Having portrayed himself as a lukewarm supporter of congestion pricing, Upper East Side Assemblyman Micah Kellner let loose with some surprisingly pointed remarks last week, when, to paraphrase, he told the New York Times he didn’t think Governor David Paterson would try to shove the congestion pricing bill down the throats of Assembly members.
Now that Paterson has announced his support for the plan, a recent letter to a constituent seems to indicate that Kellner has had a change of heart. Rather than oppose the bill as introduced, Kellner says he will support it while "working to make it an even better bill."
The assemblyman’s sticking points include exemptions for the disabled, whether or not they own a car; exemptions for hospital patients; surcharges for drivers who don’t have E-ZPass; and "fee equity for New Jersey drivers."
The full text of the letter follows the jump.
Thank you for contacting me to let me know of your support for the congestion pricing plan as recommended by the New York State Traffic Congestion Mitigation Commission on January 31, 2008.
I agree with you on this important issue, and I look forward to voting for the Governor’s congestion pricing bill when it comes to the Assembly floor.
I am particularly proud that three changes that I testified in favor of made it into the draft bill that has been submitted to the State Legislature: 1. Residential parking permits; 2. Dedication of any and all congestion pricing revenue to funding capital improvements for our mass transit system, and; 3. Exemptions for people with disabilities who have DMV-issued disabled license plates.
Until the bill actually comes to a vote, I will be working to make it an even better bill – because although we need congestion pricing, there are still significant problems.
*People with Disabilities*
The bill contains an exemption for drivers with disabled plates, but does not include exemptions for people with disabilities who use accessible taxis or those people with disabilities who have SVIP placards (about 5000 New Yorkers have these placards; they are issued by the New York City Department of Transportation to people with
disabilities who do not own their own cars but are frequently transported by another person, usually a family member).

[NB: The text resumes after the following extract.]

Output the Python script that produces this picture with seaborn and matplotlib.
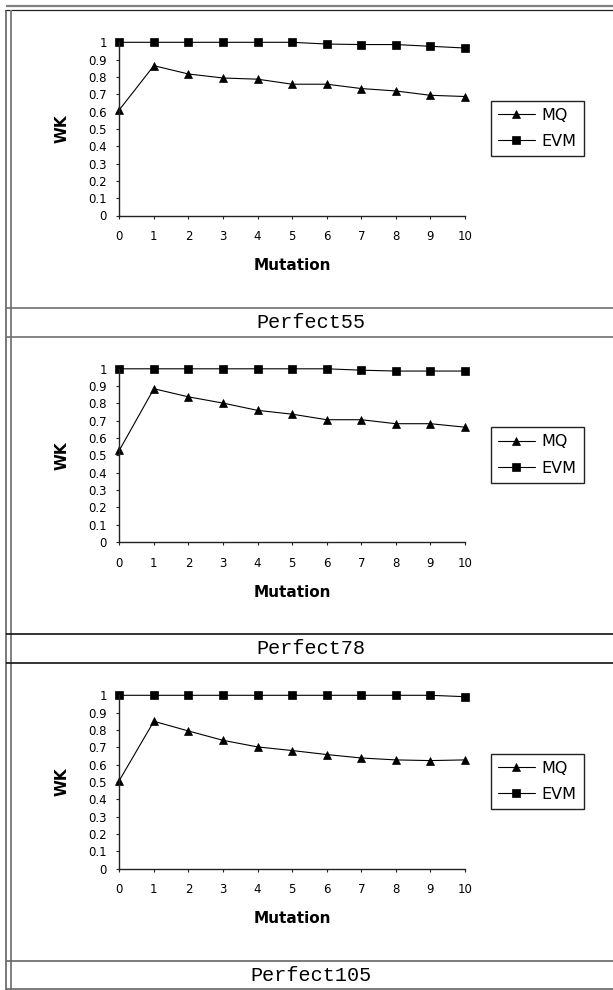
import matplotlib
matplotlib.use("Agg")
import matplotlib.pyplot as plt
import seaborn as sns
import pandas as pd

# ---- data ----
mutation = list(range(11))
panel_names = ["Perfect55", "Perfect78", "Perfect105"]
mq_55 = [0.61, 0.865, 0.817, 0.794, 0.787, 0.758, 0.758, 0.733, 0.719, 0.694, 0.687]
evm_55 = [1.0, 1.0, 1.0, 1.0, 1.0, 1.0, 0.99, 0.987, 0.987, 0.977, 0.967]
mq_78 = [0.529, 0.885, 0.838, 0.802, 0.76, 0.738, 0.706, 0.706, 0.683, 0.683, 0.663]
evm_78 = [1.0, 1.0, 1.0, 1.0, 1.0, 1.0, 1.0, 0.992, 0.987, 0.987, 0.987]
mq_105 = [0.508, 0.85, 0.794, 0.74, 0.702, 0.681, 0.658, 0.638, 0.627, 0.623, 0.627]
evm_105 = [1.0, 1.0, 1.0, 1.0, 1.0, 1.0, 1.0, 1.0, 1.0, 1.0, 0.992]
series_names = ["MQ", "EVM"]
y_ticks = [0, 0.1, 0.2, 0.3, 0.4, 0.5, 0.6, 0.7, 0.8, 0.9, 1]
y_tick_labels = ["0", "0.1", "0.2", "0.3", "0.4", "0.5", "0.6", "0.7", "0.8", "0.9", "1"]

panels = [(mq_55, evm_55), (mq_78, evm_78), (mq_105, evm_105)]

sns.set_style("white")
plt.rcParams["font.family"] = ["DejaVu Sans"]
plt.rcParams["text.color"] = "black"
plt.rcParams["axes.labelcolor"] = "black"
plt.rcParams["xtick.color"] = "black"
plt.rcParams["ytick.color"] = "black"

W, H = 613, 990
fig = plt.figure(figsize=(W / 100, H / 100), dpi=100)

# background layer for the table frame
bg = fig.add_axes([0, 0, 1, 1], zorder=-5)
bg.set_xlim(0, W)
bg.set_ylim(H, 0)
bg.axis("off")
bg.hlines(5.8, 5.5, W, color="#808080", lw=1.6)
bg.hlines(10.3, 5, W, color="#222222", lw=0.9)
bg.vlines(6.2, 10.3, H, color="#555555", lw=1.1)
bg.vlines(10.8, 10.3, H, color="#808080", lw=1.4)

row_lines = [(308, 337, "#707070"), (634, 663, "#111111"), (961, 989, "#666666")]
for (y1, y2, col), name in zip(row_lines, panel_names):
    bg.hlines([y1, y2], 6, W, color=col, lw=1.2)
    bg.text(311, (y1 + y2) / 2 + 0.5, name, ha="center", va="center",
            family=["Liberation Mono", "DejaVu Sans Mono"], fontsize=14.5, color="black")

left, right = 119.3, 465.0
for k, (mq, evm) in enumerate(panels):
    top = 42.3 + 326.5 * k
    bottom = top + 173.2
    ax = fig.add_axes([left / W, 1 - bottom / H, (right - left) / W, (bottom - top) / H])
    df = pd.DataFrame({
        "Mutation": mutation * 2,
        "WK": list(mq) + list(evm),
        "Method": [series_names[0]] * len(mq) + [series_names[1]] * len(evm),
    })
    sns.lineplot(data=df, x="Mutation", y="WK", hue="Method", style="Method",
                 hue_order=series_names, style_order=series_names,
                 markers={"MQ": "^", "EVM": "s"}, dashes=False,
                 palette={"MQ": "black", "EVM": "black"},
                 markersize=5.5, markeredgecolor="black", markeredgewidth=0.5,
                 linewidth=0.8, clip_on=False, ax=ax)
    ax.set_xlim(0, 10)
    ax.set_ylim(0, 1)
    ax.set_xticks(mutation)
    ax.set_xticklabels([str(m) for m in mutation])
    ax.set_yticks(y_ticks)
    ax.set_yticklabels(y_tick_labels)
    for side in ["top", "right"]:
        ax.spines[side].set_visible(False)
    for side in ["left", "bottom"]:
        ax.spines[side].set_color("#222222")
        ax.spines[side].set_linewidth(1.0)
    ax.tick_params(axis="both", direction="out", length=2.5, width=0.8,
                   color="#222222", labelsize=8.5, labelcolor="black")
    ax.tick_params(axis="x", pad=8, bottom=True)
    ax.tick_params(axis="y", pad=6.5, left=True)
    ax.set_xlabel("Mutation", fontsize=11, fontweight="bold", va="center", color="black")
    ax.xaxis.set_label_coords(0.5, -(265.7 - 215.5) / 173.2)
    ax.set_ylabel("WK", fontsize=11, fontweight="bold", va="center", ha="center", color="black")
    ax.yaxis.set_label_coords((62 - left) / (right - left), 0.5)
    ax.set_facecolor("none")

    handles = ax.lines[:2]
    leg = ax.get_legend()
    if leg is not None:
        leg.remove()
    ax.legend(handles, series_names, loc="upper left",
              bbox_to_anchor=(490.6 / W, 1 - (100.7 + 326.5 * k) / H),
              bbox_transform=fig.transFigure, borderaxespad=0,
              frameon=True, fancybox=False, framealpha=1, edgecolor="#222222",
              fontsize=11.5, handlelength=2.3, handletextpad=0.45,
              borderpad=0.45, labelspacing=0.7, labelcolor="black")
    ax.get_legend().get_frame().set_linewidth(1.0)

fig.savefig("out.png", dpi=100)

*Patients at Hospitals Within the Zone*
The bill contains no exemptions for drivers traveling to and from Manhattan hospitals, several of which are located on the Upper East Side.

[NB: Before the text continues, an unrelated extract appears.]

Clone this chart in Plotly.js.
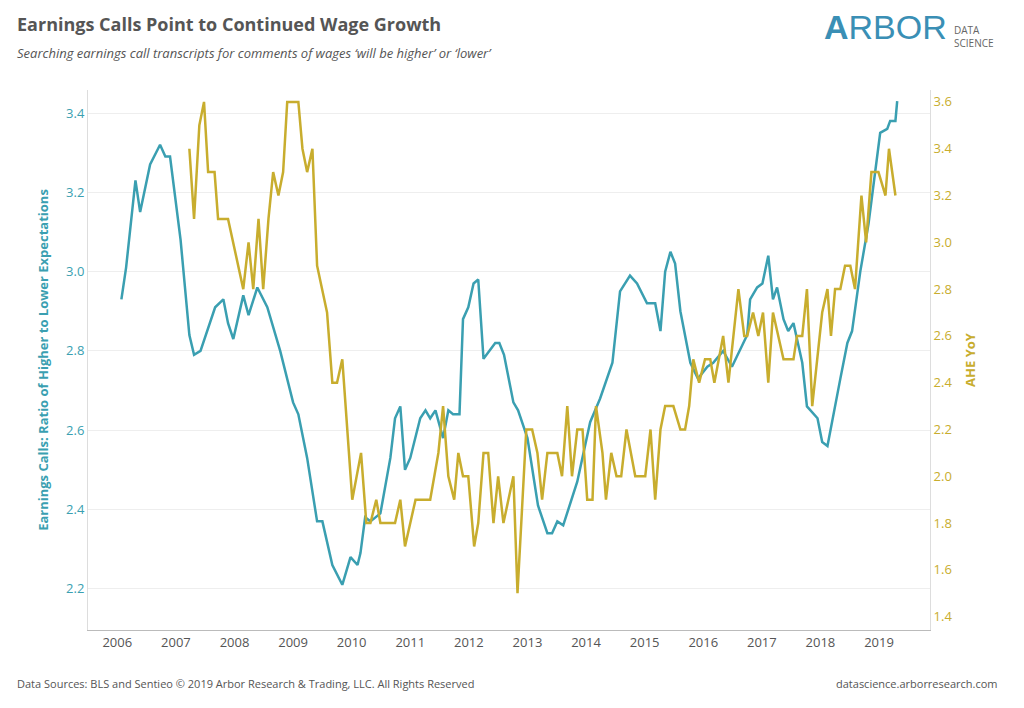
<!DOCTYPE html>
<html><head><meta charset="utf-8">
<script src="https://cdn.plot.ly/plotly-3.0.1.min.js"></script>
<style>body{margin:0;background:#fff}#c{width:1024px;height:708px}</style></head>
<body><div id="c"></div>
<script>
const callsX=[2006.07,2006.15,2006.31,2006.39,2006.56,2006.73,2006.82,2006.90,2007.08,2007.23,2007.31,2007.42,2007.67,2007.81,2007.89,2007.98,2008.15,2008.24,2008.39,2008.56,2008.78,2009.00,2009.09,2009.24,2009.41,2009.50,2009.67,2009.84,2009.98,2010.10,2010.15,2010.23,2010.32,2010.49,2010.66,2010.74,2010.83,2010.91,2011.00,2011.17,2011.26,2011.34,2011.43,2011.56,2011.65,2011.73,2011.84,2011.90,2011.99,2012.08,2012.16,2012.25,2012.45,2012.52,2012.60,2012.76,2012.84,2013.00,2013.18,2013.34,2013.42,2013.51,2013.61,2013.85,2014.07,2014.24,2014.45,2014.58,2014.75,2014.87,2015.04,2015.18,2015.27,2015.35,2015.44,2015.52,2015.61,2015.78,2015.91,2016.07,2016.17,2016.34,2016.49,2016.75,2016.80,2016.92,2017.01,2017.11,2017.19,2017.26,2017.37,2017.45,2017.54,2017.69,2017.77,2017.95,2018.03,2018.12,2018.34,2018.46,2018.54,2018.68,2018.82,2019.02,2019.14,2019.19,2019.28,2019.31];
const callsY=[2.93,3.01,3.23,3.15,3.27,3.32,3.29,3.29,3.08,2.84,2.79,2.80,2.91,2.93,2.87,2.83,2.94,2.89,2.96,2.91,2.80,2.67,2.64,2.53,2.37,2.37,2.26,2.21,2.28,2.26,2.29,2.38,2.37,2.39,2.53,2.63,2.66,2.50,2.53,2.63,2.65,2.63,2.65,2.58,2.65,2.64,2.64,2.88,2.91,2.97,2.98,2.78,2.82,2.82,2.79,2.67,2.65,2.58,2.41,2.34,2.34,2.37,2.36,2.47,2.62,2.68,2.77,2.95,2.99,2.97,2.92,2.92,2.85,3.00,3.05,3.02,2.90,2.77,2.73,2.76,2.77,2.80,2.76,2.84,2.93,2.96,2.97,3.04,2.93,2.96,2.88,2.85,2.87,2.77,2.66,2.63,2.57,2.56,2.73,2.82,2.85,3.00,3.12,3.35,3.36,3.38,3.38,3.43];
const aheX=[2007.23,2007.31,2007.40,2007.48,2007.55,2007.66,2007.72,2007.89,2008.15,2008.24,2008.32,2008.41,2008.49,2008.58,2008.66,2008.75,2008.83,2008.90,2009.09,2009.16,2009.24,2009.33,2009.41,2009.58,2009.67,2009.75,2009.84,2010.01,2010.16,2010.25,2010.32,2010.42,2010.49,2010.74,2010.83,2010.91,2011.09,2011.34,2011.48,2011.56,2011.65,2011.75,2011.82,2011.90,2011.99,2012.09,2012.16,2012.25,2012.33,2012.42,2012.50,2012.59,2012.76,2012.83,2012.98,2013.08,2013.17,2013.25,2013.34,2013.51,2013.59,2013.68,2013.76,2013.85,2013.94,2014.02,2014.11,2014.17,2014.28,2014.34,2014.43,2014.52,2014.60,2014.69,2014.84,2015.01,2015.10,2015.18,2015.27,2015.35,2015.49,2015.61,2015.69,2015.76,2015.83,2015.93,2016.03,2016.12,2016.19,2016.34,2016.43,2016.60,2016.70,2016.75,2016.85,2016.94,2017.02,2017.11,2017.19,2017.37,2017.54,2017.60,2017.69,2017.77,2017.86,2018.03,2018.12,2018.18,2018.25,2018.34,2018.42,2018.51,2018.59,2018.70,2018.78,2018.87,2018.99,2019.11,2019.17,2019.28];
const aheY=[3.4,3.1,3.5,3.6,3.3,3.3,3.1,3.1,2.8,3.0,2.8,3.1,2.8,3.1,3.3,3.2,3.3,3.6,3.6,3.4,3.3,3.4,2.9,2.7,2.4,2.4,2.5,1.9,2.1,1.8,1.8,1.9,1.8,1.8,1.9,1.7,1.9,1.9,2.1,2.3,2.0,1.9,2.1,2.0,2.0,1.7,1.8,2.1,2.1,1.8,2.0,1.8,2.0,1.5,2.2,2.2,2.1,1.9,2.1,2.1,2.0,2.3,2.0,2.2,2.2,1.9,1.9,2.3,2.1,1.9,2.1,2.0,2.0,2.2,2.0,2.0,2.2,1.9,2.2,2.3,2.3,2.2,2.2,2.3,2.5,2.4,2.5,2.5,2.4,2.6,2.4,2.8,2.6,2.6,2.7,2.6,2.7,2.4,2.7,2.5,2.5,2.6,2.6,2.8,2.3,2.7,2.8,2.6,2.8,2.8,2.9,2.9,2.8,3.2,3.0,3.3,3.3,3.2,3.4,3.2];
const years=[2006,2007,2008,2009,2010,2011,2012,2013,2014,2015,2016,2017,2018,2019];
const leftTicks=[2.2,2.4,2.6,2.8,3.0,3.2,3.4];
const rightTicks=[1.4,1.6,1.8,2.0,2.2,2.4,2.6,2.8,3.0,3.2,3.4,3.6];
const teal='#3a9fb1', gold='#c8ad2e';
const F='Open Sans, Noto Sans, sans-serif';
Plotly.newPlot('c',[
 {x:callsX,y:callsY,type:'scatter',mode:'lines',line:{color:teal,width:2.5},hoverinfo:'skip'},
 {x:aheX,y:aheY,type:'scatter',mode:'lines',line:{color:gold,width:2.5},yaxis:'y2',hoverinfo:'skip'}
],{
 width:1024,height:708,showlegend:false,paper_bgcolor:'#fff',plot_bgcolor:'#fff',
 margin:{l:88,r:94,t:90,b:78},
 xaxis:{range:[2005.5,2019.87],tickvals:years,ticktext:years.map(String),showgrid:false,zeroline:false,
   showline:true,linecolor:'#bbb',ticks:'',tickfont:{family:F,size:13,color:'#555'}},
 yaxis:{range:[2.096,3.458],tickvals:leftTicks,ticktext:leftTicks.map(v=>v.toFixed(1)),showgrid:true,gridcolor:'#eeeeee',zeroline:false,
   showline:true,linecolor:'#ddd',ticks:'',tickfont:{family:F,size:13,color:teal},
   title:{text:'Earnings Calls: Ratio of Higher to Lower Expectations',font:{family:F,size:13,color:teal,weight:'bold'},standoff:14}},
 yaxis2:{overlaying:'y',side:'right',range:[1.343,3.651],tickvals:rightTicks,ticktext:rightTicks.map(v=>v.toFixed(1)),showgrid:false,zeroline:false,
   showline:true,linecolor:'#ddd',ticks:'',tickfont:{family:F,size:13,color:gold},
   title:{text:'AHE YoY',font:{family:F,size:13,color:gold,weight:'bold'},standoff:14}},
 annotations:[
  {xref:'paper',yref:'paper',x:-0.087,y:1.148,xanchor:'left',yanchor:'top',showarrow:false,text:'<b>Earnings Calls Point to Continued Wage Growth</b>',font:{family:F,size:18,color:'#555'}},
  {xref:'paper',yref:'paper',x:-0.087,y:1.088,xanchor:'left',yanchor:'top',showarrow:false,text:'<i>Searching earnings call transcripts for comments of wages \u2018will be higher\u2019 or \u2018lower\u2019</i>',font:{family:F,size:13,color:'#555'}},
  {xref:'paper',yref:'paper',x:1.022,y:1.155,xanchor:'right',yanchor:'top',showarrow:false,text:'<b>A</b>RBOR',font:{family:'Liberation Sans, sans-serif',size:34,color:'#3a8fb5'}},
  {xref:'paper',yref:'paper',x:1.026,y:1.128,xanchor:'left',yanchor:'top',showarrow:false,align:'left',text:'DATA<br>SCIENCE',font:{family:F,size:10,color:'#666'}},
  {xref:'paper',yref:'paper',x:-0.087,y:-0.082,xanchor:'left',yanchor:'top',showarrow:false,text:'Data Sources: BLS and Sentieo \u00a9 2019 Arbor Research & Trading, LLC. All Rights Reserved',font:{family:F,size:11,color:'#555'}},
  {xref:'paper',yref:'paper',x:1.083,y:-0.082,xanchor:'right',yanchor:'top',showarrow:false,text:'datascience.arborresearch.com',font:{family:F,size:11,color:'#555'}}
 ]
},{staticPlot:true});
</script></body></html>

I believe that a tax credit for low-income drivers is appropriate and in line with New York’s tradition of progressive taxation (those who can least afford to pay should not be taxed as much as those who can afford to pay more). $8 is more of a burden for a family that is low-income than for a family with a larger household income because low-income drivers are less like to have EZ-Pass. I believe it is unfair to subject these families to an additional $1 surcharge for not having EZ-Pass, on top of other related penalties.

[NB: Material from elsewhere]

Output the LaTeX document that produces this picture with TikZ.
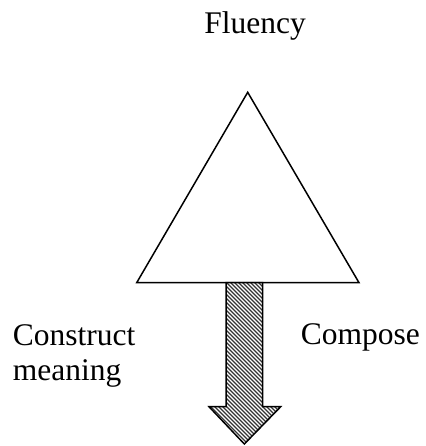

*New Jersey** Needs To Pay Its Fair Share*
I also believe that we need to see more efforts towards fee equity for New Jersey drivers. The current plan exempts New Jersey drivers from paying the congestion pricing fee, leaving them no incentive to park their cars and take mass transit. Out of state drivers should not be getting what amounts to a discount and leaving New Yorkers to pay the lion’s share of this tax.
Last year, I sent a survey to all registered voters in my district and I compiled a report from those findings. In total there were over 400 respondents. 64 percent of residents indicated their support for some form of congestion pricing, but most had reservations about some of the details of the plan, including many of the issues I discussed in this letter. My report as well as my corresponding testimony in front of the Commission on January 16, 2008 are available for you to read on my Assembly website (go to www.assembly.state.ny.us
<http://www.assembly.state.ny.us/> and click on my name, there are links to the testimony and report there).
Congestion pricing is an important and complicated undertaking, but one that I believe is incredibly important for the environmental, health, and economic future of the entire region. I’m glad to have your support on this important issue.
Thank you again for contacting me. Your opinions and feedback are important to me and I hope that you will continue to share them.